Key architectural patterns include:
- Egress filtering: Configure firewalls to block outbound connections from your agent services to private IP ranges (10.0.0.0/8, 172.16.0.0/12, 192.168.0.0/16) and link-local addresses (169.254.0.0/16)
- Separate connection pools: Use dedicated connection pools with restricted network access rather than allowing dynamic connection string composition
- DNS resolution controls: Implement custom DNS resolvers that refuse to resolve internal hostnames for agent-initiated connections
For cloud deployments, ensure agent services lack IAM permissions to query metadata services. On AWS, this means avoiding Instance Metadata Service v1 (IMDSv1) and requiring token-based authentication (IMDSv2) with short-lived tokens.
Secure Connection String Handling
Never construct MongoDB connection strings through string concatenation with user input. Instead, use structured configuration objects that separate connection parameters.
from pymongo import MongoClient
from pymongo.errors import ConnectionFailure
def create_safe_mongo_client(config: dict) -> MongoClient:
"""
Create MongoDB client using structured config, not string parsing.
"""
required_params = ['host', 'port', 'database']
if not all(p in config for p in required_params):
raise ValueError("Missing required connection parameters")
# Validate host is in whitelist
if config['host'] not in ALLOWED_MONGO_HOSTS:
raise SecurityException(f"Host {config['host']} not in allowed list")
# Validate port is standard MongoDB port
if config['port'] not in [27017, 27018]:
raise SecurityException("Non-standard MongoDB port blocked")
# Build client with explicit parameters
client = MongoClient(
host=config['host'],
port=config['port'],
connectTimeoutMS=5000,
serverSelectionTimeoutMS=5000
)
# Verify connection without exposing internal errors
try:
client.admin.command('ping')
except ConnectionFailure:
raise RuntimeError("Database connection failed")
return client
This approach eliminates URL parsing vulnerabilities while maintaining clear audit trails of which hosts agents attempt to contact.

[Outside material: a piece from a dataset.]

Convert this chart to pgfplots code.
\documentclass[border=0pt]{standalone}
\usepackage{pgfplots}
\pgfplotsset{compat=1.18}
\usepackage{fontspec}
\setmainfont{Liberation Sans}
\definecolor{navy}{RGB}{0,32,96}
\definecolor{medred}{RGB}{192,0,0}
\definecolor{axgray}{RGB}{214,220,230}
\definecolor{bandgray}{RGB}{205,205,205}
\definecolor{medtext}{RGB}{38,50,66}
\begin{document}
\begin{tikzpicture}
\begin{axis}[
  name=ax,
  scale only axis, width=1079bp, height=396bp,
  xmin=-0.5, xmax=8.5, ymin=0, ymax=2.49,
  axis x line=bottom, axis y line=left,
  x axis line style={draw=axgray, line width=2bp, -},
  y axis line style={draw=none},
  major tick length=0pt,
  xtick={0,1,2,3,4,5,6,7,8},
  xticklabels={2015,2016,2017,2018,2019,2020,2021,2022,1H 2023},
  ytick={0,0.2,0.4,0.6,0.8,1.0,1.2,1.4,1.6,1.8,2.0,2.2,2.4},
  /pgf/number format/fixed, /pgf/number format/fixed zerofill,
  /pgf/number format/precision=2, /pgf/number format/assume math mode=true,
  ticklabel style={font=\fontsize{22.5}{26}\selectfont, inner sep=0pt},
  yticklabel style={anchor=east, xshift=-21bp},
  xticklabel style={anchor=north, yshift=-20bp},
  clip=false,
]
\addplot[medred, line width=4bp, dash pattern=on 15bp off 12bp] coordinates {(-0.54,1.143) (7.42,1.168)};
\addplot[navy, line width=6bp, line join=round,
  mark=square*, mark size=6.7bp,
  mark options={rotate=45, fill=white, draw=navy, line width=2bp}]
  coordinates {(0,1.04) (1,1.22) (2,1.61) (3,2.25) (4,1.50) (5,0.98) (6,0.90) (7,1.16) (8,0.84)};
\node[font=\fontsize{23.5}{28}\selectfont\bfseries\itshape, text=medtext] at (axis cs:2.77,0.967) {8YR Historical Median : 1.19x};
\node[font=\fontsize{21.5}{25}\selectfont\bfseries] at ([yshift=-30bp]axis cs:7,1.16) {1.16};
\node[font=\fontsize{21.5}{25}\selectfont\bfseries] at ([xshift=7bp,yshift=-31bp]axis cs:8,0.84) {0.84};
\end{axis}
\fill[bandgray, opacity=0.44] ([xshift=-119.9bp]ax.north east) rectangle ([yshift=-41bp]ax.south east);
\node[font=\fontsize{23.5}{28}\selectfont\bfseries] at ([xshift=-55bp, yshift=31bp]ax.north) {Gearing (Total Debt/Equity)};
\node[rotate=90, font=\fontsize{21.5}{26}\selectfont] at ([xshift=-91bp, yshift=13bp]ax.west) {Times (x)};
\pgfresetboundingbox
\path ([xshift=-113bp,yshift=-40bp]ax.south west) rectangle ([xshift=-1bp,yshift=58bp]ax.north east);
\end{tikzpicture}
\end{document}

Monitoring and Incident Response
Implement comprehensive logging for all database connection attempts. Log the resolved IP address, requested hostname, and whether the connection was allowed or blocked. This data proves invaluable for detecting attempted SSRF attacks and tuning your whitelist.
Set up alerts for: - Connection attempts to private IP ranges - DNS queries for internal hostnames from agent services - Multiple failed validation attempts from the same source
Regularly review connection logs to identify legitimate use cases that might require whitelist updates, and rotate credentials immediately if any unauthorized access is detected.
Recommendations for Agent Developers
Building secure MongoDB integrations requires treating connection strings as untrusted input regardless of their source. Implement strict whitelist-based validation at multiple layers, use structured configuration over string manipulation, and deploy network controls that assume application-layer defenses may fail. Test your agent's resilience against SSRF by attempting to redirect connections to internal services during security review. The effort invested in these controls protects not just your MongoDB data, but your entire internal infrastructure from agent-mediated attacks.